Una corsa verso “l’ultima vetta, quella più alta”, senza guardarsi indietro, senza fermarsi, andando il più veloce possibile – come sempre, d’altra parte – perché “quando sarai arrivato in cima smetteremo finalmente di piangerti, fratellino”. A salutare Jean Pellissier ci sono le parole delle sorelle Laura e Daniela e del gemello Paul, ci sono tutti i famigliari, ci sono gli amici che hanno ricordato “Johnny Petardo”, il suo sorriso dolce e la sua voglia di fare festa, ci sono i conoscenti, c’è il mondo dello sport valdostano (e non solo) al completo – atleti, giornalisti, organizzatori, guide alpine –, persone che con il fuoriclasse hanno condiviso qualche salita sulla neve, un pezzo di sentiero o di strada (non solo metaforicamente), chi ha comprato da lui un paio di scarpe o chi ha partecipato ad una sua gara. Tante persone, talmente tante che la chiesa parrocchiale di Saint-Vincent non riesce ad ospitarle tutte, e metà restano nella piazzetta ad ascoltare le parole di saluto, ad evocare un ricordo, o a pensare in silenzio.
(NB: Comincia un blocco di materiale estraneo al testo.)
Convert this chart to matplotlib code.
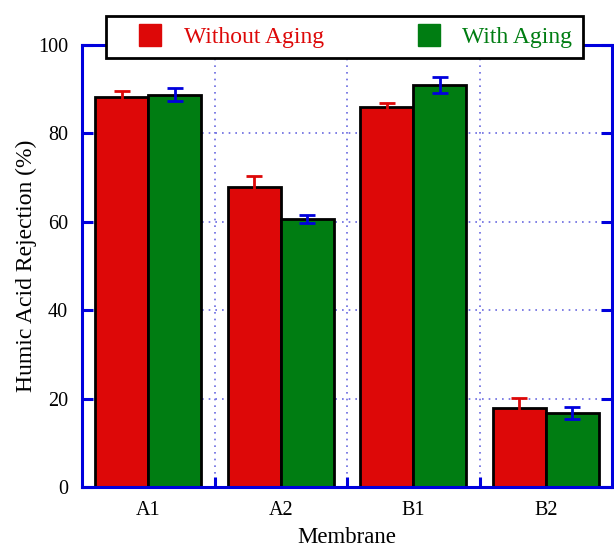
import matplotlib
matplotlib.use("Agg")
import matplotlib.pyplot as plt
import numpy as np
from matplotlib.lines import Line2D

membranes = ["A1", "A2", "B1", "B2"]
without_aging = [88.2, 67.8, 85.9, 17.9]
without_err = [1.5, 2.6, 1.0, 2.3]
with_aging = [88.8, 60.6, 90.9, 16.7]
with_err = [1.4, 0.9, 1.8, 1.4]
y_ticks = [0, 20, 40, 60, 80, 100]

RED = "#dd0808"
GREEN = "#007d12"
BLUE = "#0000dd"

plt.rcParams["font.family"] = ["Liberation Serif", "DejaVu Serif"]

fig = plt.figure(figsize=(6.14, 5.47), dpi=100)
ax = fig.add_axes([82 / 614, 60 / 547, 530 / 614, 442 / 547])

x = np.arange(1, len(membranes) + 1)
w = 0.4
ax.bar(x - w / 2, without_aging, w, color=RED, edgecolor="black", linewidth=2, zorder=3)
ax.bar(x + w / 2, with_aging, w, color=GREEN, edgecolor="black", linewidth=2, zorder=3)
ax.errorbar(x - w / 2, without_aging, yerr=without_err, fmt="none", ecolor=RED,
            elinewidth=2, capsize=6, capthick=2, zorder=4)
ax.errorbar(x + w / 2, with_aging, yerr=with_err, fmt="none", ecolor=BLUE,
            elinewidth=2, capsize=6, capthick=2, zorder=4)

ax.set_xlim(0.5, len(membranes) + 0.5)
ax.set_ylim(0, 100)
ax.set_yticks(y_ticks)
ax.set_xticks(x)
ax.set_xticklabels(membranes)
ax.set_xticks(x[:-1] + 0.5, minor=True)

for s in ax.spines.values():
    s.set_color(BLUE)
    s.set_linewidth(2.2)
    s.set_zorder(5)

ax.tick_params(axis="x", which="major", length=0, labelsize=14.5, pad=10)
ax.tick_params(axis="x", which="minor", direction="in", length=7, width=2.2, color=BLUE)
ax.tick_params(axis="y", direction="in", length=8, width=2.2, color=BLUE,
               right=True, labelsize=14.5, pad=10)

ax.grid(True, axis="y", which="major", color="#6a6ae0", linestyle=(0, (1, 3)),
        linewidth=1.2, zorder=1)
ax.grid(True, axis="x", which="minor", color="#6a6ae0", linestyle=(0, (1, 3)),
        linewidth=1.2, zorder=1)

ax.set_xlabel("Membrane", fontsize=16.5, labelpad=5)
ax.set_ylabel("Humic Acid Rejection (%)", fontsize=17, labelpad=1)

handles = [
    Line2D([], [], marker="s", linestyle="none", markersize=16, color=RED),
    Line2D([], [], marker="s", linestyle="none", markersize=16, color=GREEN),
]
leg = ax.legend(handles, ["Without Aging", "With Aging"], ncol=2, mode="expand",
                loc="center", bbox_to_anchor=(0.045, 0.968, 0.9, 0.1),
                fontsize=17, frameon=True, fancybox=False, framealpha=1,
                edgecolor="black", handlelength=2.85, handletextpad=0.0,
                borderpad=0.45, borderaxespad=0)
leg.get_frame().set_linewidth(2)
leg.set_zorder(10)
for t, c in zip(leg.get_texts(), [RED, GREEN]):
    t.set_color(c)

fig.savefig("out.png", dpi=100)
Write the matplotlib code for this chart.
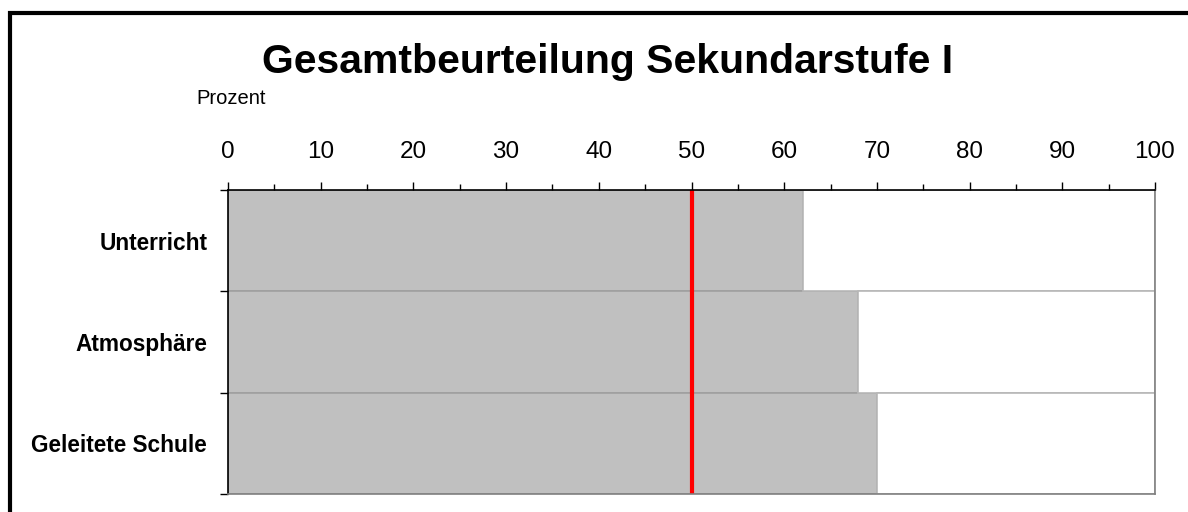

A cercare “una risposta che dia un senso a questa giornata”, come ha detto don Lorenzo Sacchi. “Un mistero che va al di là di quello che le parole possono provare a spiegare, l’interrogativo sul senso della vita, della morte, del nostro cammino su questa terra”. Un cammino durante il quale c’è una vetta da non perdere di vista e da raggiungere assicurati ad una corda, con un allenatore che ci dà sostegno e del quale spesso ci si dimentica. “Non tutto è sempre discesa, ci sono sempre delle fatiche più dure di quelle che abbiamo affrontato e rischiamo di cadere nella disperazione”, ha continuato don Sacchi. “Possiamo trovarci fisicamente soli in qualche momento di difficoltà, ma quei momenti non sono la verità della nostra vita. Non deve vincere il pensiero che la disperazione debba avere la meglio, bisogna tenere accesa la fiamma del senso del nostro vivere”.
Una vita, quella di Jean Pellissier, vissuta sempre “a tutta”, prima della “fuga consapevole”, come ha ricordato il gemello Paul, “più vecchio di qualche minuto”. Il ricordo dei primi giri in bici da Aosta a Saint-Vincent, “eterni, come eterno è stato oggi venire qui”, gli sci pronti lasciati in fondo al letto che significavano – senza chiederlo – “andiamo a sciare”, le poche parole dell’uno ed il “parlare troppo” dell’altro, la bontà e l’altruismo di “un fuoriclasse non solo nello sport ma nella vita di tutti i giorni”.